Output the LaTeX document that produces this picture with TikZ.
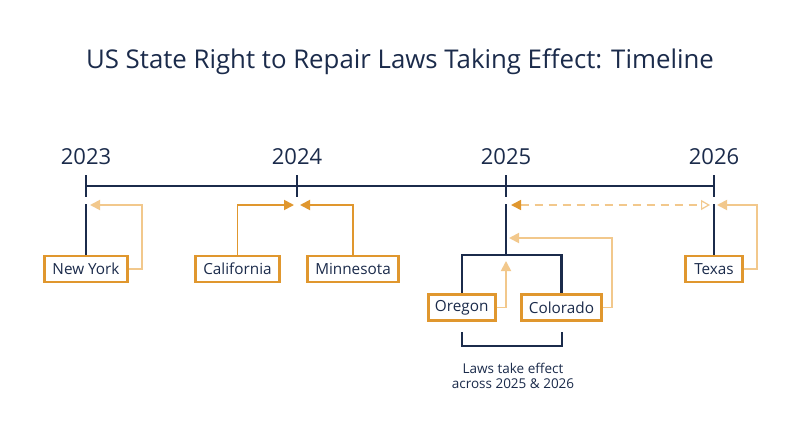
\documentclass[tikz,border=0pt]{standalone}
\usepackage{fontspec}
\setmainfont{Open Sans}
\usetikzlibrary{arrows.meta}
\definecolor{navy}{HTML}{1B2B4B}
\definecolor{dorange}{HTML}{E0972E}
\definecolor{lorange}{HTML}{F2C88C}
\begin{document}
\begin{tikzpicture}[x=1pt,y=-1pt,
 statebox/.style={draw=dorange, line width=2.6pt, fill=white, text=navy,
   font=\fontsize{15.3}{18}\selectfont, minimum height=26pt, inner sep=0pt},
 yearlbl/.style={text=navy, font=\fontsize{22}{26}\selectfont, anchor=base},
 axis/.style={draw=navy, line width=2.2pt},
 darr/.style={draw=dorange, line width=1.8pt, -{Triangle[length=10pt,width=10pt]}},
 larr/.style={draw=lorange, line width=1.8pt, -{Triangle[length=10pt,width=10pt]}},
 note/.style={text=navy, font=\fontsize{13.5}{16}\selectfont},
]
\useasboundingbox (0,0) rectangle (800,447);
\fill[white] (0,0) rectangle (800,447);
% title
\node[text=navy, font=\fontsize{25.8}{30}\selectfont, anchor=base] (title) at (400,68) {US State Right to Repair Laws Taking Effect: Timeline};
% timeline
\coordinate (t23) at (86,186);
\coordinate (t24) at (297,186);
\coordinate (t25) at (506,186);
\coordinate (t26) at (714,186);
\draw[axis] (t23) -- (t26);
\foreach \t in {t23,t24,t25,t26} \draw[axis] (\t) ++(0,-11) -- ++(0,22);
\node[yearlbl] (y23) at (86,164) {2023};
\node[yearlbl] (y24) at (297,164) {2024};
\node[yearlbl] (y25) at (506,164) {2025};
\node[yearlbl] (y26) at (714,164) {2026};
% state boxes
\node[statebox, minimum width=83pt] (ny) at (86,269) {New York};
\node[statebox, minimum width=84pt] (ca) at (237.5,269) {California};
\node[statebox, minimum width=91pt] (mn) at (353,269) {Minnesota};
\node[statebox, minimum width=67pt] (or) at (461.7,307.5) {Oregon};
\node[statebox, minimum width=80pt] (co) at (561.5,307.5) {Colorado};
\node[statebox, minimum width=57pt] (tx) at (714,269) {Texas};
% stems
\coordinate (s23) at (86,204);
\coordinate (s25) at (506,204);
\coordinate (s26) at (714,204);
\coordinate (b25) at (506,255);
\draw[axis] (s23) -- (ny.north);
\draw[axis] (s25) -- (b25);
\draw[axis] (or.north) |- (b25) -| (co.north);
\draw[axis] (s26) -- (tx.north);
% arrows
\coordinate (nyc) at (142,205);
\coordinate (nyt) at (90,205);
\draw[larr] (ny.east) -| (nyc) -- (nyt);
\coordinate (cat) at (294,205);
\draw[darr] (ca.north) |- (cat);
\coordinate (mnt) at (300,205);
\draw[darr] (mn.north) |- (mnt);
\coordinate (ort) at (506,261);
\draw[larr] (or.east) -| (ort);
\coordinate (coc) at (612,238);
\coordinate (cot) at (509,238);
\draw[larr] (co.east) -| (coc) -- (cot);
\coordinate (txc) at (757,205);
\coordinate (txt) at (717,205);
\draw[larr] (tx.east) -| (txc) -- (txt);
\coordinate (dl) at (511,205);
\coordinate (dr) at (710,205);
\draw[draw=lorange, line width=1.6pt, dash pattern=on 8pt off 6pt,
  {Triangle[length=10pt,width=10pt,color=dorange]}-{Triangle[open,length=9pt,width=10pt,line width=1.2pt]}] (dl) -- (dr);
% bottom bracket
\coordinate (bl) at (461.7,332);
\coordinate (br) at (561.7,332);
\draw[draw=navy, line width=1.6pt] (bl) -- ++(0,14) -| (br);
\node[note] (n1) at (513,368) {Laws take effect};
\node[note] (n2) at (513,384) {across 2025 \& 2026};
\end{tikzpicture}
\end{document}
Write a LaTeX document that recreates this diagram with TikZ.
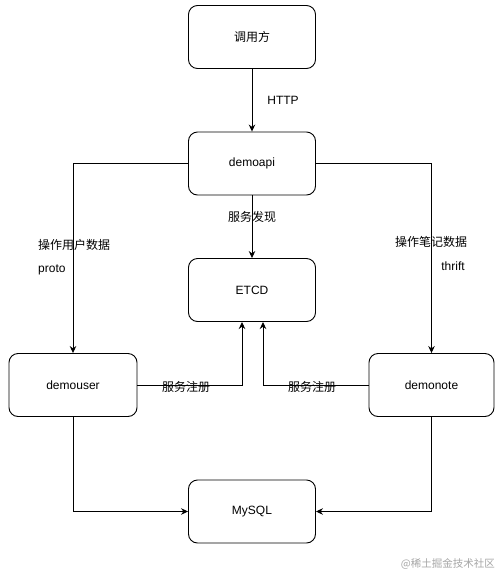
\documentclass[tikz,border=0pt]{standalone}
\usepackage{fontspec}
\setmainfont{Liberation Sans}
\newfontfamily\cjk{Noto Sans CJK SC}
\usetikzlibrary{arrows.meta}
\tikzset{
  box/.style={draw=black, line width=0.9pt, rounded corners=9pt, minimum width=127pt, minimum height=63pt, inner sep=0pt, font=\fontsize{12}{14}\selectfont},
  conn/.style={draw=black, line width=0.9pt, -{Stealth[length=7pt,width=6.5pt]}},
  lbl/.style={inner sep=0pt, font=\fontsize{12}{14}\selectfont},
  clbl/.style={inner sep=0pt, font=\cjk\fontsize{12}{14}\selectfont}
}
\begin{document}
\begin{tikzpicture}[x=1pt,y=-1pt]
\useasboundingbox (0,0) rectangle (500,574);
\fill[white] (0,0) rectangle (500,574);
\node[box] (caller) at (252,37) {\cjk 调用方};
\node[box] (api) at (252,163.5) {demoapi};
\node[box] (etcd) at (252,290) {ETCD};
\node[box, minimum width=128pt] (user) at (73,385) {demouser};
\node[box, minimum width=125pt] (note) at (431.5,385) {demonote};
\node[box] (mysql) at (252,511.5) {MySQL};
\coordinate (etcdL) at (242,322);
\coordinate (etcdR) at (263,322);
\draw[conn] (caller.south) -- (api.north);
\draw[conn] (api.south) -- (etcd.north);
\draw[conn] (api.west) -| (user.north);
\draw[conn] (api.east) -| (note.north);
\draw[conn] (user.east) -| (etcdL);
\draw[conn] (note.west) -| (etcdR);
\draw[conn] (user.south) |- (mysql.west);
\draw[conn] (note.south) |- (mysql.east);
\node[lbl] (lhttp) at (283,100) {HTTP};
\node[clbl] (lfind) at (252,217) {服务发现};
\node[clbl, anchor=west] (luser) at (38,245) {操作用户数据};
\node[lbl, anchor=west] (lproto) at (38,270) {proto};
\node[clbl] (lnote) at (431,242) {操作笔记数据};
\node[lbl] (lthrift) at (453,266) {thrift};
\node[clbl] (lreg1) at (186,387) {服务注册};
\node[clbl] (lreg2) at (312,387) {服务注册};
\node[inner sep=0pt, text=black!35, font=\cjk\fontsize{10.5}{12}\selectfont, anchor=east] (wm) at (495,564) {@稀土掘金技术社区};
\end{tikzpicture}
\end{document}
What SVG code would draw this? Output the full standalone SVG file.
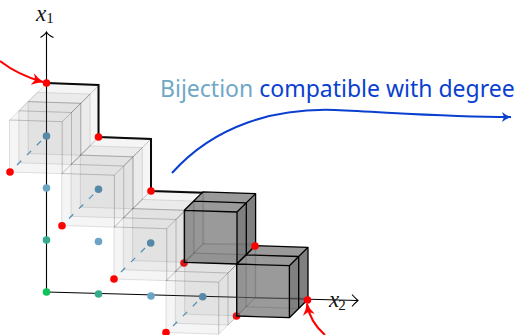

++++++++++++++++++++

What you have to do: Report each line of the material above where the word "that" appears.

The reply:
Output the LaTeX document that produces this picture with TikZ.
Write a LaTeX document that recreates this diagram with TikZ.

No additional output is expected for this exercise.